The comments below were provided by Kevin Lane of Fusion IQ.
As seen on the weekly S&P 500 Index chart below (with closing prices as at 7/7/09), the Index recently slammed into a convergence of resistance and a downtrend line (red and green lines). After needing a near 44% rally from the lows just to trade up to the aforementioned resistance area, it was hard to imagine the S&P 500 would just blast up through that level.
Add to the mix the fact that we recently entered a period that is historically weak for stocks and it makes sense why prices have corrected of late. As we have said a few times recently, the Index has most likely reached its high point for a while and is likely at best to trade range bound or realistically lower for a period of time.

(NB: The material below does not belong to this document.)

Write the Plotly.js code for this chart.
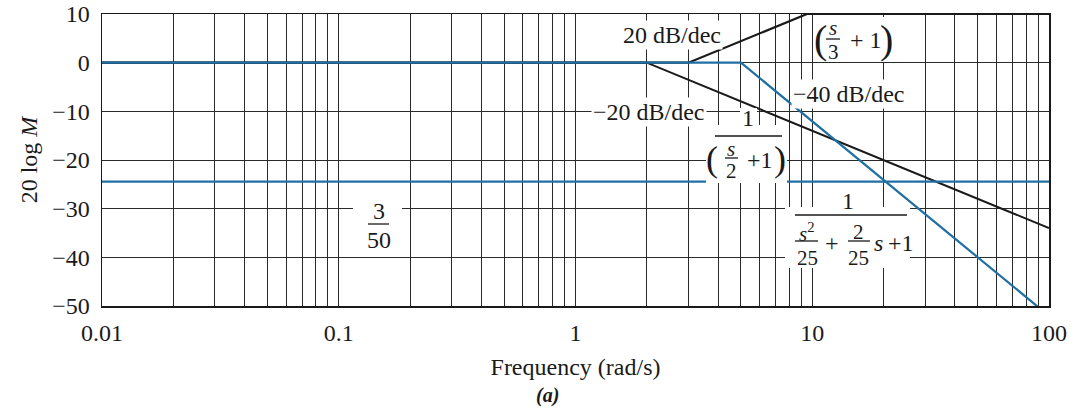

We also suggested and continue to suggest that stops on remaining long holdings be adjusted/tightened and long exposure be reduced for the time being. Since the dawn of the markets most, if not all, bottoming processes have had some kind of testing process after setting an initial low. In 2002, for instance (our most recent low prior to March 2008), the S&P 500 tested the lows on three separate occasions (red arrows) before the final lows were ultimately set. So, to expect things would be different this time doesn’t make much sense.
There will be short-term trading opportunities that present themselves during the remainder of the summer and into the fall; however, we don’t see any directional bull trend re-establishing itself before some kind of retest sequence. The only thing that would change this outlook is a high volume move on strong internals back above the recent highs.